ROME, Lundi 10 octobre 2011 (ZENIT.org) – Dans un monde de plus en plus envahi par le progrès technique et la virtualité, nombre sont ceux – particulièrement parmi les jeunes – qui remplissent chaque moment de « musique et d’images » par peur du « vide » et du silence qui pourrait s’instaurer. Face à ce constat, le pape a invité à redécouvrir le silence et la solitude.

C’est ce qu’il a affirmé dans l’homélie qu’il a prononcée, le 9 octobre, en présidant les vêpres avec les moines chartreux dans l’église de la chartreuse de Serra San Bruno, dernier rendez-vous de sa visite apostolique en Calabre, région du sud de l’Italie.

Dans son homélie, le pape a rappelé le cœur de la spiritualité des Chartreux, cet ordre contemplatif fondé par saint Bruno en 1084 où les moines vivent une vie de profonde solitude : « Abandonner les réalités fugaces et chercher à saisir l’éternel ».

« La chartreuse est une oasis spéciale, où le silence et la solitude sont protégés avec un soin particulier, selon la forme de vie initiée par saint Bruno et demeurée inchangée au cours des siècles », a expliqué le pape. « La visite du successeur de Pierre dans cette chartreuse historique entend non seulement vous confirmer, vous qui vivez ici, mais l’Ordre tout entier, dans sa mission, plus que jamais actuelle et significative dans le monde d’aujourd’hui ».

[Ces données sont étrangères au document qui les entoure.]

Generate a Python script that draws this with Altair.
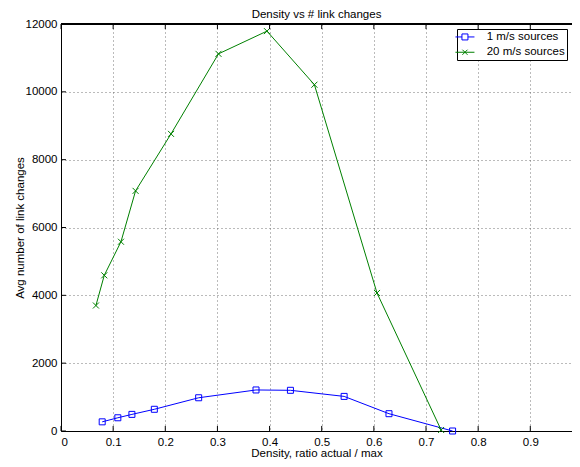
import altair as alt
import pandas as pd

# ---- data ----
series_names = ["1 m/s sources", "20 m/s sources"]
density_1 = [0.079, 0.109, 0.136, 0.179, 0.264, 0.374, 0.440, 0.543, 0.629, 0.751]
changes_1 = [270, 390, 490, 640, 980, 1210, 1200, 1020, 510, 0]
density_20 = [0.067, 0.083, 0.115, 0.143, 0.211, 0.302, 0.395, 0.486, 0.606, 0.729]
changes_20 = [3700, 4590, 5580, 7080, 8760, 11120, 11790, 10210, 4070, 30]
x_ticks = [0, 0.1, 0.2, 0.3, 0.4, 0.5, 0.6, 0.7, 0.8, 0.9]
y_ticks = [0, 2000, 4000, 6000, 8000, 10000, 12000]
colors = ["#0000ff", "#008000"]

rows = []
for name, xs, ys in [(series_names[0], density_1, changes_1),
                     (series_names[1], density_20, changes_20)]:
    for i, (x, y) in enumerate(zip(xs, ys)):
        rows.append({"series": name, "density": x, "changes": y, "order": i})
df = pd.DataFrame(rows)
xt = pd.DataFrame({"v": x_ticks})
yt = pd.DataFrame({"v": y_ticks})

FONT = "Liberation Sans"
W, H = 511, 407
XMAX = 0.98

xscale = alt.Scale(domain=[0, XMAX], nice=False, zero=False)
yscale = alt.Scale(domain=[0, 12000], nice=False)
cscale = alt.Scale(domain=series_names, range=colors)

xpath = "M-1,-1L1,1M-1,1L1,-1"
leg_sq = "M-4.4,0L-4.4,0M-3.17,0H-1M1,0H3.17M-1,-1H1V1H-1Z"
leg_x = "M-4.4,0L-4.4,0M-3.17,0H3.17M-0.85,-0.85L0.85,0.85M-0.85,0.85L0.85,-0.85"

X = alt.X("density:Q", scale=xscale,
          axis=alt.Axis(values=x_ticks, format="~g", title="Density, ratio actual / max",
                        grid=True, ticks=False, domain=True, domainColor="black",
                        labelPadding=5, titleY=25.5, titleBaseline="alphabetic"))
Y = alt.Y("changes:Q", scale=yscale,
          axis=alt.Axis(values=y_ticks, format="d", title="Avg number of link changes",
                        grid=True, ticks=False, domain=True, domainColor="black",
                        labelPadding=4, titlePadding=0))

base = alt.Chart(df)

lines = base.mark_line(strokeWidth=1).encode(
    x=X, y=Y,
    color=alt.Color("series:N", scale=cscale, legend=None),
    detail="series:N",
    order="order:Q",
)

points = base.mark_point(filled=False, strokeWidth=1, size=36, opacity=1).encode(
    x="density:Q", y="changes:Q",
    color=alt.Color("series:N", scale=cscale, legend=None),
    shape=alt.Shape("series:N", scale=alt.Scale(domain=series_names, range=["square", xpath]),
                    legend=None),
)

leg_props = dict(title=None, orient="none", legendX=396, legendY=5,
                 strokeColor="black", fillColor="white", padding=2.2,
                 symbolSize=36, symbolStrokeWidth=1, labelFontSize=11.5,
                 labelOffset=16, labelFont=FONT, labelColor="black", rowPadding=2.3,
                 labelExpr="datum.label + '\u00a0\u00a0'")

legend_layer = base.mark_point(filled=False, strokeWidth=1, opacity=1).encode(
    x="density:Q", y="changes:Q",
    color=alt.Color("series:N", scale=cscale, legend=alt.Legend(**leg_props)),
    shape=alt.Shape("series:N", scale=alt.Scale(domain=series_names, range=[leg_sq, leg_x]),
                    legend=alt.Legend(**leg_props)),
).transform_filter("datum.changes < -1")

tick_bottom = alt.Chart(xt).mark_rule(color="black", strokeWidth=1).encode(
    x="v:Q", y=alt.datum(0), y2=alt.datum(150))
tick_top = alt.Chart(xt).mark_rule(color="black", strokeWidth=1).encode(
    x="v:Q", y=alt.datum(12000), y2=alt.datum(11850))
tick_left = alt.Chart(yt).mark_rule(color="black", strokeWidth=1).encode(
    y="v:Q", x=alt.datum(0), x2=alt.datum(0.0095))
top_border = alt.Chart(xt).mark_rule(color="black", strokeWidth=1).encode(
    y=alt.datum(12000), x=alt.datum(0), x2=alt.datum(XMAX))

chart = alt.layer(
    lines, points, legend_layer, tick_bottom, tick_top, tick_left, top_border
).resolve_scale(
    color="independent", shape="independent"
).properties(
    width=W, height=H,
    autosize=alt.AutoSizeParams(type="none"),
    padding={"left": 53, "top": 16, "right": 0, "bottom": 28},
    title=alt.TitleParams("Density vs # link changes", fontSize=11.5, fontWeight="normal",
                          font=FONT, color="black", anchor="middle", offset=0, dy=2),
).configure(
    font=FONT,
).configure_view(
    stroke=None,
).configure_axis(
    labelFont=FONT, titleFont=FONT, labelFontSize=11.5, titleFontSize=11.5,
    titleFontWeight="normal", labelColor="black", titleColor="black",
    gridColor="#555555", gridDash=[1, 3], gridWidth=1, gridOpacity=0.8,
)

chart.save("out.html", embed_options={"renderer": "svg", "actions": False})
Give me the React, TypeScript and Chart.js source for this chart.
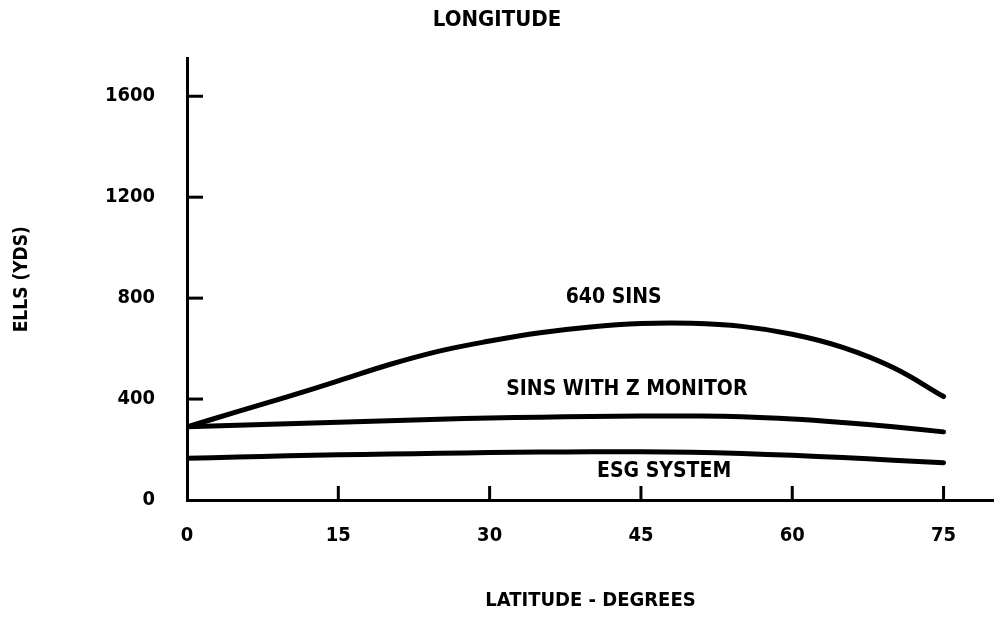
import React, { useEffect, useRef } from "react";
import { Chart, registerables } from "chart.js";

Chart.register(...registerables);

// ---- data ----
const latitudes = [0, 5, 10, 15, 20, 25, 30, 35, 40, 45, 50, 55, 60, 65, 70, 75];
const sins640 = [290, 350, 410, 472, 536, 590, 630, 663, 686, 699, 700, 688, 657, 605, 525, 410];
const sinsZMonitor = [290, 296, 302, 308, 314, 320, 325, 328, 331, 333, 333, 330, 321, 307, 290, 270];
const esgSystem = [165, 170, 175, 179, 182, 185, 188, 190, 191, 191, 189, 184, 177, 168, 158, 148];

const xTickLabels = [0, 15, 30, 45, 60, 75];
const yTickLabels = [0, 400, 800, 1200, 1600];
const xTickMarks = [15, 30, 45, 60, 75];
const yTickMarks = [400, 800, 1200, 1600];

const seriesNames = ["640 SINS", "SINS WITH Z MONITOR", "ESG SYSTEM"];
// label anchor points in data units (latitude, value)
const labelAnchorX = [42.3, 43.6, 47.3];
const labelAnchorY = [804, 436, 111];

const FONT = "'DejaVu Sans Condensed', 'DejaVu Sans', sans-serif";

const overlay = {
  id: "overlay",
  afterDatasetsDraw(chart: any) {
    const { ctx } = chart;
    const xs = chart.scales.x;
    const ys = chart.scales.y;
    const base = ys.getPixelForValue(0);
    const left = xs.getPixelForValue(0);
    ctx.save();
    ctx.strokeStyle = "#000";
    ctx.lineWidth = 3;
    ctx.lineCap = "butt";
    for (const v of yTickMarks) {
      const py = ys.getPixelForValue(v);
      ctx.beginPath();
      ctx.moveTo(left, py);
      ctx.lineTo(left + 16, py);
      ctx.stroke();
    }
    for (const v of xTickMarks) {
      const px = xs.getPixelForValue(v);
      ctx.beginPath();
      ctx.moveTo(px, base);
      ctx.lineTo(px, base - 14);
      ctx.stroke();
    }
    ctx.fillStyle = "#000";
    ctx.font = `bold 21px ${FONT}`;
    ctx.textAlign = "center";
    ctx.textBaseline = "middle";
    seriesNames.forEach((name, i) => {
      ctx.fillText(name, xs.getPixelForValue(labelAnchorX[i]), ys.getPixelForValue(labelAnchorY[i]));
    });
    ctx.restore();
  },
};

export default function App() {
  const ref = useRef<HTMLCanvasElement | null>(null);
  useEffect(() => {
    if (!ref.current) return;
    const mk = (vals: number[]) => latitudes.map((x, i) => ({ x, y: vals[i] }));
    const ds = (vals: number[], label: string) => ({
      label,
      data: mk(vals),
      borderColor: "#000",
      backgroundColor: "#000",
      borderWidth: 5,
      pointRadius: 0,
      tension: 0.4,
      borderCapStyle: "round" as const,
      fill: false,
    });
    const chart = new Chart(ref.current, {
      type: "line",
      data: {
        datasets: [ds(sins640, seriesNames[0]), ds(sinsZMonitor, seriesNames[1]), ds(esgSystem, seriesNames[2])],
      },
      options: {
        animation: false,
        responsive: false,
        layout: { padding: 0 },
        plugins: {
          legend: { display: false },
          tooltip: { enabled: false },
          title: {
            display: true,
            text: "LONGITUDE",
            color: "#000",
            font: { family: FONT, size: 22, weight: "bold" },
            padding: { top: 7, bottom: 25 },
          },
        },
        scales: {
          x: {
            type: "linear",
            min: 0,
            max: 80,
            afterBuildTicks: (s: any) => {
              s.ticks = xTickLabels.map((v) => ({ value: v }));
            },
            afterFit: (s: any) => {
              s.height = 118;
            },
            grid: { display: false, drawTicks: false },
            border: { display: true, color: "#000", width: 3 },
            ticks: {
              color: "#000",
              padding: 24,
              maxRotation: 0,
              callback: (v: any) => String(v),
              font: { family: FONT, size: 20, weight: "bold" },
            },
            title: {
              display: true,
              text: "LATITUDE - DEGREES",
              color: "#000",
              font: { family: FONT, size: 20, weight: "bold" },
              padding: { top: 0, bottom: 5 },
            },
          },
          y: {
            type: "linear",
            min: 0,
            max: 1750,
            afterBuildTicks: (s: any) => {
              s.ticks = yTickLabels.map((v) => ({ value: v }));
            },
            afterFit: (s: any) => {
              s.width = 187;
            },
            grid: { display: false, drawTicks: false },
            border: { display: true, color: "#000", width: 3 },
            ticks: {
              color: "#000",
              padding: 32,
              callback: (v: any) => String(v),
              font: { family: FONT, size: 20, weight: "bold" },
            },
            title: {
              display: true,
              text: "ELLS (YDS)",
              color: "#000",
              font: { family: FONT, size: 19, weight: "bold" },
              padding: { top: 11, bottom: 0 },
            },
          },
        },
      },
      plugins: [overlay],
    });
    return () => chart.destroy();
  }, []);
  return (
    <div style={{ position: "absolute", left: 0, top: 0, width: 994, height: 618, background: "#fff" }}>
      <canvas ref={ref} width={994} height={618} style={{ display: "block" }} />
    </div>
  );
}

Loin de ce cadre contemplatif, « le progrès technique, particulièrement dans le domaine des transports et des communications, a rendu la vie de l’homme plus confortable mais aussi plus agitée, parfois convulsive », a expliqué Benoît XVI. « Les villes sont presque toujours bruyantes : il y a rarement de silence, parce qu’un bruit de fond demeure toujours, même la nuit dans certaines zones ».

« Ces dernières années, ensuite, le développement des médias a diffusé et amplifié un phénomène qui se profilait depuis les années 1960 : la virtualité qui risque de dominer sur la réalité », a-t-il observé. Ainsi, « de plus en plus, même sans s’en apercevoir, les personnes sont immergées dans une dimension virtuelle à cause de messages audiovisuels qui accompagnent leur vie du matin au soir ».

« Les plus jeunes, qui sont nés dans cette condition, semblent vouloir remplir de musique et d’images chaque moment vide, presque par peur de sentir, justement, ce vide. Il s’agit d’une tendance qui a toujours existé, spécialement parmi les jeunes et dans les contextes urbains les plus développés, mais aujourd’hui, cela a atteint un tel niveau que l’on peut parler de mutation anthropologique », a insisté le pape. « Certaines personnes ne sont plus capables de rester longuement en silence et dans la solitude ».

Comme les chartreux, « en se retirant dans le silence et dans la solitude, l’homme pour ainsi dire, 's’expose' au réel dans sa nudité, il s’expose à ce 'vide' apparent auquel je viens de faire allusion, pour expérimenter au contraire la Plénitude, la présence de Dieu, de la Réalité la plus réelle qu’il y ait et qui va au-delà de la dimension sensible », a expliqué Benoît XVI.

« Le moine, en quittant tout, 'risque' tout pour ainsi dire : il s’expose à la solitude et au silence, pour ne pas vivre d’autre chose que de l’essentiel, et en vivant de l’essentiel il trouve aussi une communion profonde avec ses frères, avec chaque homme ». « Cette vocation, comme chaque vocation, trouve sa réponse dans un chemin, dans la recherche de toute une vie ».

« Et c’est en cela que consiste la beauté de chaque vocation dans l’Eglise : donner du temps à Dieu d’œuvrer par son Esprit et à l’humanité de se former, de croître selon la mesure de la maturité du Christ, en cet état de vie particulier ». Parfois, a-t-il ajouté, « aux yeux du monde, il semble impossible de passer toute une vie dans un monastère, mais en réalité toute une vie est à peine suffisante pour entrer dans cette union avec Dieu, dans cette Réalité essentielle et profonde qu’est Jésus Christ ».

« Vous aussi, qui vivez dans un isolement volontaire – a conclu le pape – vous êtes en réalité dans le cœur de l’Eglise et vous faites courir dans ses veines le sang pur de la contemplation et de l’amour de Dieu ».